Refactorings are the opposite of fiddling endlessly with code; they are precise and finite. Martin Fowler’s definitive book on the subject describes 72 specific “refactorings” by name (e.g., “Extract Method,” which extracts a block of code from one method, and creates a new method for it). Each refactoring converts a section of code (a block, a method, a class) from one of 22 well-understood “smelly” states to a more optimal state. It takes awhile to learn to recognize refactoring opportunities, and to implement refactorings properly.
Refactoring to Patterns
Refactoring does not only occur at low code levels.
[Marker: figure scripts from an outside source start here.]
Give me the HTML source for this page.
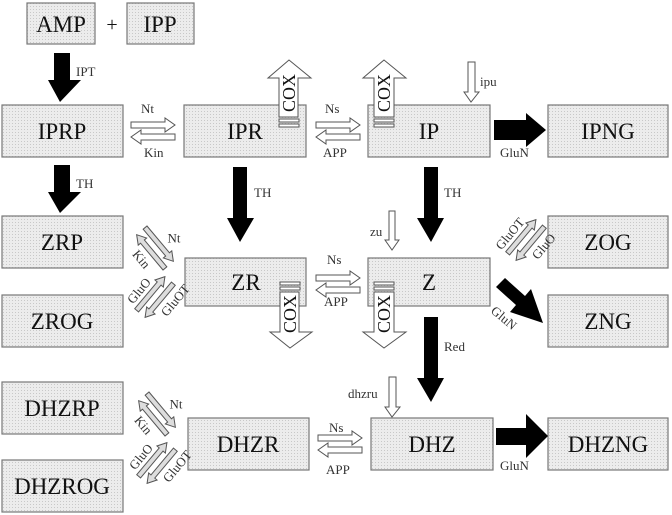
<!DOCTYPE html>
<html><head><meta charset="utf-8"><style>
html,body{margin:0;padding:0;background:#fff;}
svg{display:block;}
text{font-family:"Liberation Serif","DejaVu Serif",serif;}
</style></head><body>
<svg width="672" height="515" viewBox="0 0 672 515" xmlns="http://www.w3.org/2000/svg" font-family="Liberation Serif, serif">
<defs>
<pattern id="dots" width="3" height="3" patternUnits="userSpaceOnUse">
<rect width="3" height="3" fill="#ececec"/><rect width="1" height="1" fill="#c8c8c8"/>
</pattern>
<g id="pair">
<polygon points="-22,-9 12,-9 12,-13 22,-6 12,1 12,-3 -22,-3" fill="#fff" stroke="#555" stroke-width="1"/>
<polygon points="22,3 -12,3 -12,-1 -22,6 -12,13 -12,9 22,9" fill="#fff" stroke="#555" stroke-width="1"/>
</g>
<g id="pairg">
<polygon points="-22,-8 13,-8 13,-11 22,-5.5 13,0 13,-3 -22,-3" fill="#ddd" stroke="#555" stroke-width="1"/>
<polygon points="22,3 -13,3 -13,0 -22,5.5 -13,11 -13,8 22,8" fill="#ddd" stroke="#555" stroke-width="1"/>
</g>
</defs>
<g fill="url(#dots)" stroke="#777" stroke-width="1.2">
<rect x="27" y="3" width="68" height="41"/>
<rect x="127" y="3" width="67" height="41"/>
<rect x="2" y="105" width="121" height="52"/>
<rect x="184" y="105" width="122" height="52"/>
<rect x="368" y="105" width="122" height="52"/>
<rect x="548" y="105" width="120" height="52"/>
<rect x="2" y="216" width="121" height="52"/>
<rect x="2" y="295" width="121" height="52"/>
<rect x="185" y="258" width="121" height="48"/>
<rect x="368" y="258" width="122" height="48"/>
<rect x="548" y="216" width="120" height="52"/>
<rect x="548" y="295" width="120" height="52"/>
<rect x="2" y="382" width="121" height="52"/>
<rect x="2" y="460" width="121" height="52"/>
<rect x="188" y="418" width="121" height="52"/>
<rect x="371" y="418" width="122" height="52"/>
<rect x="548" y="418" width="120" height="52"/>
</g>
<g font-size="23" fill="#111" text-anchor="middle" font-family="Liberation Serif, serif">
<text x="61" y="32">AMP</text><text x="112" y="31" font-size="20">+</text><text x="160" y="32">IPP</text>
<text x="62" y="139">IPRP</text><text x="245" y="139">IPR</text><text x="429" y="139">IP</text><text x="608" y="139">IPNG</text>
<text x="62" y="250">ZRP</text><text x="62" y="329">ZROG</text>
<text x="246" y="290">ZR</text><text x="429" y="290">Z</text>
<text x="608" y="250">ZOG</text><text x="608" y="329">ZNG</text>
<text x="62" y="416">DHZRP</text><text x="62" y="494">DHZROG</text>
<text x="248" y="452">DHZR</text><text x="432" y="452">DHZ</text><text x="608" y="452">DHZNG</text>
</g>
<g fill="#000">
<polygon points="54,53 70,53 70,80 81,80 60,102 48,80 54,80"/>
<polygon points="54,165 70,165 70,192 81,192 60,213 48,192 54,192"/>
<polygon points="233,167 247,167 247,218 254,218 240,242 227,218 233,218"/>
<polygon points="424,167 438,167 438,218 444,218 431,242 417,218 424,218"/>
<polygon points="424,317 438,317 438,378 444,378 431,402 417,378 424,378"/>
<polygon points="494,120 526,120 526,113 546,130 526,147 526,140 494,140"/>
<polygon points="496,428 526,428 526,414 548,436 526,458 526,445 496,445"/>
<polygon points="505,278 525,296 531,289 543,323 510,312 516,305 496,287"/>
</g>
<g font-size="13" fill="#333" font-family="Liberation Serif, serif">
<text x="76" y="76">IPT</text><text x="76" y="188">TH</text><text x="254" y="197">TH</text><text x="444" y="197">TH</text>
<text x="444" y="351">Red</text><text x="500" y="157">GluN</text><text x="500" y="470">GluN</text>
<text x="480" y="86">ipu</text><text x="370" y="236">zu</text><text x="348" y="398">dhzru</text>
<text x="141" y="113">Nt</text><text x="144" y="157">Kin</text>
<text x="325" y="113">Ns</text><text x="323" y="157">APP</text>
<text x="327" y="264">Ns</text><text x="324" y="306">APP</text>
<text x="329" y="432">Ns</text><text x="326" y="474">APP</text>
<text x="0" y="0" transform="translate(490,312) rotate(40)">GluN</text>
</g>
<use href="#pair" transform="translate(153,131)"/>
<use href="#pair" transform="translate(338,131)"/>
<use href="#pair" transform="translate(338,284)"/>
<use href="#pair" transform="translate(340,444)"/>
<g font-size="13" fill="#333" font-family="Liberation Serif, serif">
<g transform="translate(155,248) rotate(50)"><use href="#pairg"/>
<text x="4" y="-13" transform="rotate(-50 4 -13)">Nt</text>
<text x="-10" y="22">Kin</text></g>
<g transform="translate(155,297) rotate(-50)"><use href="#pairg"/>
<text x="-20" y="-12">GluO</text>
<text x="-8" y="22">GluOT</text></g>
<g transform="translate(157,414) rotate(50)"><use href="#pairg"/>
<text x="4" y="-13" transform="rotate(-50 4 -13)">Nt</text>
<text x="-10" y="22">Kin</text></g>
<g transform="translate(157,463) rotate(-50)"><use href="#pairg"/>
<text x="-20" y="-12">GluO</text>
<text x="-8" y="22">GluOT</text></g>
<g transform="translate(526,240) rotate(-50)"><use href="#pairg"/>
<text x="-24" y="-12">GluOT</text>
<text x="-8" y="22">GluO</text></g>
</g>
<g fill="#fff" stroke="#555" stroke-width="1">
<polygon points="279,117 298,117 298,78 311,78 289,60 268,78 279,78"/>
<rect x="279" y="119" width="20" height="3"/><rect x="279" y="124" width="20" height="3"/>
<polygon points="374,117 394,117 394,78 406,78 384,60 363,78 374,78"/>
<rect x="374" y="119" width="20" height="3"/><rect x="374" y="124" width="20" height="3"/>
<polygon points="280,292 299,292 299,332 312,332 290,348 270,332 280,332"/>
<rect x="280" y="282" width="20" height="3"/><rect x="280" y="287" width="20" height="3"/>
<polygon points="374,292 394,292 394,332 406,332 384,348 363,332 374,332"/>
<rect x="374" y="282" width="20" height="3"/><rect x="374" y="287" width="20" height="3"/>
<polygon points="468,62 475,62 475,92 479,92 471,102 464,92 468,92"/>
<polygon points="389,211 395,211 395,240 399,240 392,250 385,240 389,240"/>
<polygon points="389,377 396,377 396,407 400,407 392,417 385,407 389,407"/>
</g>
<g font-size="18" fill="#111" text-anchor="middle" font-family="Liberation Serif, serif">
<text transform="translate(295,93) rotate(-90)">COX</text>
<text transform="translate(390,93) rotate(-90)">COX</text>
<text transform="translate(296,314) rotate(-90)">COX</text>
<text transform="translate(390,314) rotate(-90)">COX</text>
</g>
</svg>
</body></html>
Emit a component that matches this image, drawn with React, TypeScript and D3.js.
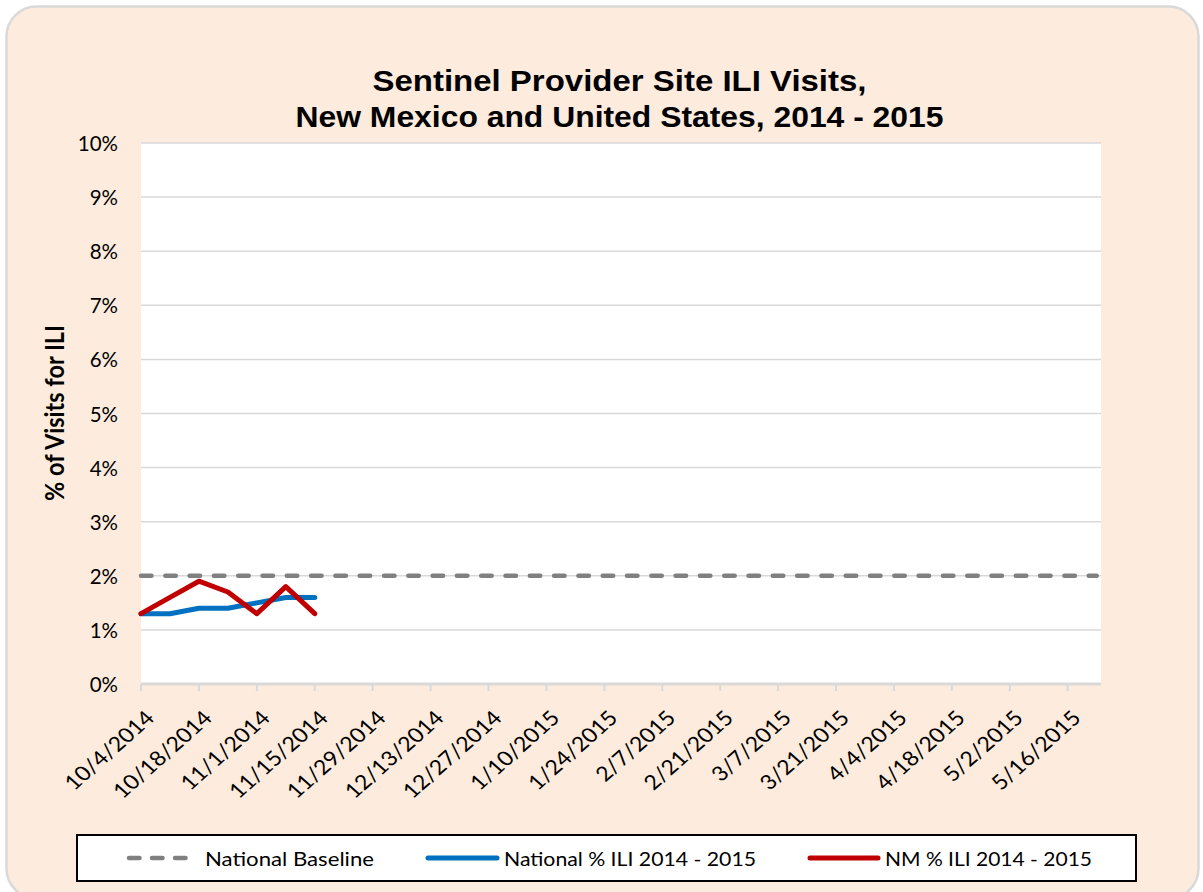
import React from "react";
import * as d3 from "d3";

const categories = [
  "10/4/2014", "10/11/2014", "10/18/2014", "10/25/2014", "11/1/2014", "11/8/2014",
  "11/15/2014", "11/22/2014", "11/29/2014", "12/6/2014", "12/13/2014", "12/20/2014",
  "12/27/2014", "1/3/2015", "1/10/2015", "1/17/2015", "1/24/2015", "1/31/2015",
  "2/7/2015", "2/14/2015", "2/21/2015", "2/28/2015", "3/7/2015", "3/14/2015",
  "3/21/2015", "3/28/2015", "4/4/2015", "4/11/2015", "4/18/2015", "4/25/2015",
  "5/2/2015", "5/9/2015", "5/16/2015", "5/23/2015",
];
const nationalBaseline = [
  2, 2, 2, 2, 2, 2, 2, 2, 2, 2, 2, 2, 2, 2, 2, 2, 2,
  2, 2, 2, 2, 2, 2, 2, 2, 2, 2, 2, 2, 2, 2, 2, 2, 2,
];
const nationalILI = [1.3, 1.3, 1.4, 1.4, 1.5, 1.6, 1.6];
const nmILI = [1.3, 1.6, 1.9, 1.7, 1.3, 1.8, 1.3];
const yTicks = [0, 1, 2, 3, 4, 5, 6, 7, 8, 9, 10];
const titleLines = [
  "Sentinel Provider Site ILI Visits,",
  "New Mexico and United States, 2014 - 2015",
];
const legendItems = ["National Baseline", "National % ILI 2014 - 2015", "NM % ILI 2014 - 2015"];

const SX = 1.13;
const W = 1203;
const H = 892;
const plot = { left: 141, right: 1101, top: 143, bottom: 684 };
const GRID = "#D9D9D9";
const BASE_COLOR = "#808080";
const BLUE = "#0070C0";
const RED = "#C00000";
const CAL = "Lato, Carlito, Calibri, sans-serif";

export default function App() {
  // category axis: index -> position (tick spacing 28.96 px per week)
  const x = d3.scaleLinear().domain([0, 32]).range([plot.left, 1067.7]);
  const y = d3.scaleLinear().domain([0, 10]).range([plot.bottom, plot.top]);
  const line = d3
    .line<number>()
    .x((_, i) => x(i))
    .y((d) => y(d));

  const legendLines = [
    { x1: 129, x2: 193, color: BASE_COLOR, dash: "10.5 12.5", w: 4.5, tx: 205, len: 169 },
    { x1: 428, x2: 497, color: BLUE, dash: undefined, w: 5, tx: 504, len: 252 },
    { x1: 810, x2: 878, color: RED, dash: undefined, w: 5, tx: 885, len: 207 },
  ];

  return (
    <svg
      width={W}
      height={H}
      style={{ position: "absolute", left: 0, top: 0, display: "block" }}
    >
      <rect x={6.5} y={6.5} width={1192} height={892} rx={30} ry={30} fill="#FDECDD" stroke={GRID} strokeWidth={2.5} />
      <rect x={plot.left} y={plot.top} width={plot.right - plot.left} height={plot.bottom - plot.top} fill="#FFFFFF" />

      {titleLines.map((t, i) => (
        <text
          key={t}
          x={619.5}
          y={91 + i * 35.7}
          textAnchor="middle"
          fontFamily="'Liberation Sans', Arial, sans-serif"
          fontWeight="bold"
          fontSize={29}
          textLength={[494, 648][i]}
          lengthAdjust="spacingAndGlyphs"
          fill="#000"
        >
          {t}
        </text>
      ))}

      {yTicks.filter((t) => t > 0).map((t) => (
        <line key={t} x1={plot.left} x2={plot.right} y1={y(t)} y2={y(t)} stroke={GRID} strokeWidth={1.5} />
      ))}
      <line x1={plot.left} x2={plot.right} y1={y(0)} y2={y(0)} stroke={GRID} strokeWidth={3} />
      {categories.map((c, i) =>
        i % 2 === 0 ? (
          <line key={c} x1={x(i)} x2={x(i)} y1={y(0)} y2={y(0) + 7} stroke={GRID} strokeWidth={2} />
        ) : null
      )}

      {yTicks.map((t) => (
        <text
          key={t}
          x={118}
          y={y(t)}
          textAnchor="end"
          dominantBaseline="central"
          fontFamily={CAL}
          fontSize={20.5}
          fill="#000"
        >
          {`${t}%`}
        </text>
      ))}

      {categories.map((c, i) =>
        i % 2 === 0 ? (
          <text
            key={c}
            transform={`translate(${x(i) + 3},709) scale(${SX},1) rotate(-45)`}
            textAnchor="end"
            dy="0.71em"
            fontFamily={CAL}
            fontSize={20.5}
            fill="#000"
          >
            {c}
          </text>
        ) : null
      )}

      <text
        transform={`translate(53,413) scale(${SX},1) rotate(-90)`}
        textAnchor="middle"
        dominantBaseline="central"
        fontFamily={CAL}
        fontWeight="bold"
        fontSize={23.5}
        fill="#000"
      >
        % of Visits for ILI
      </text>

      <path
        d={line(nationalBaseline) || ""}
        fill="none"
        stroke={BASE_COLOR}
        strokeWidth={4.5}
        strokeDasharray="10.5 13.8"
        strokeLinecap="round"
      />
      <path d={line(nationalILI) || ""} fill="none" stroke={BLUE} strokeWidth={5} strokeLinejoin="round" strokeLinecap="round" />
      <path d={line(nmILI) || ""} fill="none" stroke={RED} strokeWidth={5} strokeLinejoin="round" strokeLinecap="round" />

      <rect x={77} y={835} width={1059} height={46} fill="#FFFFFF" stroke="#000" strokeWidth={2} />
      {legendItems.map((t, i) => {
        const L = legendLines[i];
        return (
          <g key={t}>
            <line
              x1={L.x1}
              x2={L.x2}
              y1={858}
              y2={858}
              stroke={L.color}
              strokeWidth={L.w}
              strokeDasharray={L.dash}
              strokeLinecap="round"
            />
            <text
              x={L.tx}
              y={858}
              dominantBaseline="central"
              fontFamily={CAL}
              fontSize={19.3}
              textLength={L.len}
              lengthAdjust="spacingAndGlyphs"
              fill="#000"
            >
              {t}
            </text>
          </g>
        );
      })}
    </svg>
  );
}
In his recent book, Refactoring to Patterns, Joshua Kerievsky skillfully makes the case that refactoring is the technique we should use to introduce Gang of Four design patterns into our code. He argues that patterns are often over-used, and often introduced too early into systems. He follows Fowler’s original format of showing and naming specific “refactorings,” recipes for getting your code from point A to point B. Kerievsky’s refactorings are generally higher level than Fowler’s, and often use Fowler’s refactorings as building blocks. Kerievsky also introduces the concept of refactoring “toward” a pattern, describing how many design patterns have several different implementations, or depths of implementation. Sometimes you need more of a pattern than you do at other times, and this book shows you exactly how to get part of the way there, or all of the way there.